Working with HPC Apps

Abhinav Thota Scientific Applications and Performance Tuning Research Technologies Indiana University July 09, 2014

What is this class about? • Working with applications on HPC machines • How do you install applications? • Who can install applications? • What can be installed? • How to choose a compiler? • How to choose optimizations and libraries? • How to use the applications once they are installed? • How do you run GPU apps? • Dealing with interactive jobs • Dealing with GUIs and X-forwarding • We will then do a lab session to try all of these out on BR 2

What’s so hard about working with HPC apps? • It’s not, if : • you developed the application yourself • were involved in the development • had training on how to use the application • there is really good documentation on the web • Many of the popular Linux applications are easy to figure out because there is a lot of documentation on the web • But HPC is a small world and even the popular HPC applications are not as popular as your average windows or mac application, unfortunately

Most apps are 3rd party • What are 3rd party apps? • The software that you or us did not develop • The software that did not come with the OS or from Cray • Why do we care about them? • Most of the applications that people run and use are 3rd party • Most people don’t develop their own software • Could be applications, libraries, compilers, etc. • How do we deal with them? • Will talk about installation, usage, etc. • How to get support? • Discuss examples of CPU and GPU apps • What do we have at IU?

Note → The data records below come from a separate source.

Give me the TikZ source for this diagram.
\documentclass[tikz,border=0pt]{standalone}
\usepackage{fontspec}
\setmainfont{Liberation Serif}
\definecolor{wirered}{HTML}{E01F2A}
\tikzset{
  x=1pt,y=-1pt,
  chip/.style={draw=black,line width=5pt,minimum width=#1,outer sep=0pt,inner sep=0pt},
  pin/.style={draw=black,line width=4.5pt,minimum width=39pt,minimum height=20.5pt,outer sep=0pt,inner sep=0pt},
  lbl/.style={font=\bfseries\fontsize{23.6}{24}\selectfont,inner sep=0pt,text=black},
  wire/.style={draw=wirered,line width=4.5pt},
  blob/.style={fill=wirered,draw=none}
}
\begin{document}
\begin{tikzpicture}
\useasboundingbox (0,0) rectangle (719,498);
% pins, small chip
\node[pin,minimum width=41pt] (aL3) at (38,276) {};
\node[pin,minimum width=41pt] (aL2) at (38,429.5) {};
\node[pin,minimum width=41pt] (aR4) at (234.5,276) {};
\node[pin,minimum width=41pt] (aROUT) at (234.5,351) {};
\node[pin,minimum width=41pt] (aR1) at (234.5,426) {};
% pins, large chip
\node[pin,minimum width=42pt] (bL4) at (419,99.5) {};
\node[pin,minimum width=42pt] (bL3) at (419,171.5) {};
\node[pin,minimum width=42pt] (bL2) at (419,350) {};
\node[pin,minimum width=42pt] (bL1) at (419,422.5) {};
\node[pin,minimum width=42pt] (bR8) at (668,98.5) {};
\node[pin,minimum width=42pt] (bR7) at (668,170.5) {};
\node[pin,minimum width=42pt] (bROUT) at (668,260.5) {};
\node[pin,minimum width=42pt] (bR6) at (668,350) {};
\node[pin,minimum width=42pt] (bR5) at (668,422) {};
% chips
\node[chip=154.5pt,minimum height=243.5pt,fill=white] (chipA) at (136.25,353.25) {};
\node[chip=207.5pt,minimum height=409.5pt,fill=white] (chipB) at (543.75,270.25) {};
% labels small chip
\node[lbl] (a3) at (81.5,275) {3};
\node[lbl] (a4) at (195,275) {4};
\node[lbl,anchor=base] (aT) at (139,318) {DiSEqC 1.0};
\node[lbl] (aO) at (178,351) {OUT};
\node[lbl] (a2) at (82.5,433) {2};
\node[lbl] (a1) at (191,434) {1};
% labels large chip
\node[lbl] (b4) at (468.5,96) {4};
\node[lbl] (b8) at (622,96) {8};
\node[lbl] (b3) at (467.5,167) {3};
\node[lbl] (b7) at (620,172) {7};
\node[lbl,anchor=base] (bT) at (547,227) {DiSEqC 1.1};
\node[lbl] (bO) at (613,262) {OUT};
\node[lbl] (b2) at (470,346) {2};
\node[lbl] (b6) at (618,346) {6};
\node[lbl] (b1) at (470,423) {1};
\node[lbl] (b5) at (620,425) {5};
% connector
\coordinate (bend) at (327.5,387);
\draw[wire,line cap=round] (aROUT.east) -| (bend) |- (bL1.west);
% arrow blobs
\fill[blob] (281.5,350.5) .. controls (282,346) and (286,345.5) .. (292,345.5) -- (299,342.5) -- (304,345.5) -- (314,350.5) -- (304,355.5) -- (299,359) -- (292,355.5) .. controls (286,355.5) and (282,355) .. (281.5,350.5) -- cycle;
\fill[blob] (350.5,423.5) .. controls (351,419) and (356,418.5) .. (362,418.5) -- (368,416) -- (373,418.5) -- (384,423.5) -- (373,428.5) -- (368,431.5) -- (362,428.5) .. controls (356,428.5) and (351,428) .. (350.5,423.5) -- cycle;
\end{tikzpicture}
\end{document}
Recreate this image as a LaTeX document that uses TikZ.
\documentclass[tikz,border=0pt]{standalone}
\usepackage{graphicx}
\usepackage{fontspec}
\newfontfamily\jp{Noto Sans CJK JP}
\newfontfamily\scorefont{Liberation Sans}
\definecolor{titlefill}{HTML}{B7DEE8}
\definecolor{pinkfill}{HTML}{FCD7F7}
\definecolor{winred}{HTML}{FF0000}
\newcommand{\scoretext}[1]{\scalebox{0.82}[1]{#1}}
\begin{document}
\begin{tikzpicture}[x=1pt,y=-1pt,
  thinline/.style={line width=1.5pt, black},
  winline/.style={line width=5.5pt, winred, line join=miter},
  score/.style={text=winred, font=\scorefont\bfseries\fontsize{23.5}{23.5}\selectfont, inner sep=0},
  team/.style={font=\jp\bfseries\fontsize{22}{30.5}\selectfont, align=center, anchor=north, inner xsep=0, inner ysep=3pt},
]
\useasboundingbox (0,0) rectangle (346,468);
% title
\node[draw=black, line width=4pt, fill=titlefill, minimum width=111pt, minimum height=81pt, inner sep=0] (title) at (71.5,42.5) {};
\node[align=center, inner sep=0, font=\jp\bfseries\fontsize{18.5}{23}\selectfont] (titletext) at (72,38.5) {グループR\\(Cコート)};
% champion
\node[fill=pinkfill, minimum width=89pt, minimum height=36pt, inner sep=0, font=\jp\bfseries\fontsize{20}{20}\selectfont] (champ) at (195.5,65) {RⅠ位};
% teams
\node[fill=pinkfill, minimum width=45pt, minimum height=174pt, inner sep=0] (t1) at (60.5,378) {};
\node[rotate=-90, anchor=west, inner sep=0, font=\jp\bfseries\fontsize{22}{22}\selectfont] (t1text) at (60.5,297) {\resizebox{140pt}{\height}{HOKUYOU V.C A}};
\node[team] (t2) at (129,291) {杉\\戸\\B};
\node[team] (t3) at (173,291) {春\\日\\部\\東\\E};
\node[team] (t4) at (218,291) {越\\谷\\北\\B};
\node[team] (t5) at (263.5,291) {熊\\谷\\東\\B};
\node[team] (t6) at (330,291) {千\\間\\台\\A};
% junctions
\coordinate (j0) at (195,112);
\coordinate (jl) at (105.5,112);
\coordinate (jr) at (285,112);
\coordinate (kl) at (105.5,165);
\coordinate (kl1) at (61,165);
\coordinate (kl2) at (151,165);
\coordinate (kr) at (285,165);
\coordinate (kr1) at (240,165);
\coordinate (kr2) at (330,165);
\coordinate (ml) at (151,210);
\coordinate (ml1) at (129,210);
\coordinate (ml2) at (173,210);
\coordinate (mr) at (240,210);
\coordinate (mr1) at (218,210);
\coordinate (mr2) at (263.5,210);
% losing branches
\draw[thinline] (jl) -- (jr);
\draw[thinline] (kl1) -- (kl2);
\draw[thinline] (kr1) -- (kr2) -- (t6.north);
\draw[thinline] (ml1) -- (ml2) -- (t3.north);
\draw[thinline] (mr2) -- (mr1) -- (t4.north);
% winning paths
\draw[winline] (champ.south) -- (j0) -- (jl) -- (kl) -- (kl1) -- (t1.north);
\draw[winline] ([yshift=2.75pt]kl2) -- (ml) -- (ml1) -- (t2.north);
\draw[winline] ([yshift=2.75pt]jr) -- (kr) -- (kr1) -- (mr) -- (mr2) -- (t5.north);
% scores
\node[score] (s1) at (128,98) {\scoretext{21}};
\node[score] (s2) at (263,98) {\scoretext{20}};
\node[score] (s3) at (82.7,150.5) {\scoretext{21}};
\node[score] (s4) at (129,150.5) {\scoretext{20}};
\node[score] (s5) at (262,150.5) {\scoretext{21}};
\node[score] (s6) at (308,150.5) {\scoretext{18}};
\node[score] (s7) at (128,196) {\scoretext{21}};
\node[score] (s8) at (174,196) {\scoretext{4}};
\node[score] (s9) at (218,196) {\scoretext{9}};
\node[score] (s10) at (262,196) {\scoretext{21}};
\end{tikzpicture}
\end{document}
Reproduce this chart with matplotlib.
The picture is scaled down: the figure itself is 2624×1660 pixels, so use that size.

The Apps and Tools and Libraries we have • You can take a look on the machines OR • Go to cybergateway.uits.iu.edu and search for apps you are interested in • You can request software to be installed on one of the machines • We ask for a justification before we do that • Why not install this in your home directory? • Are there multiple users who would benefit from a common system wide installation? • Is this a particularly difficult application to install?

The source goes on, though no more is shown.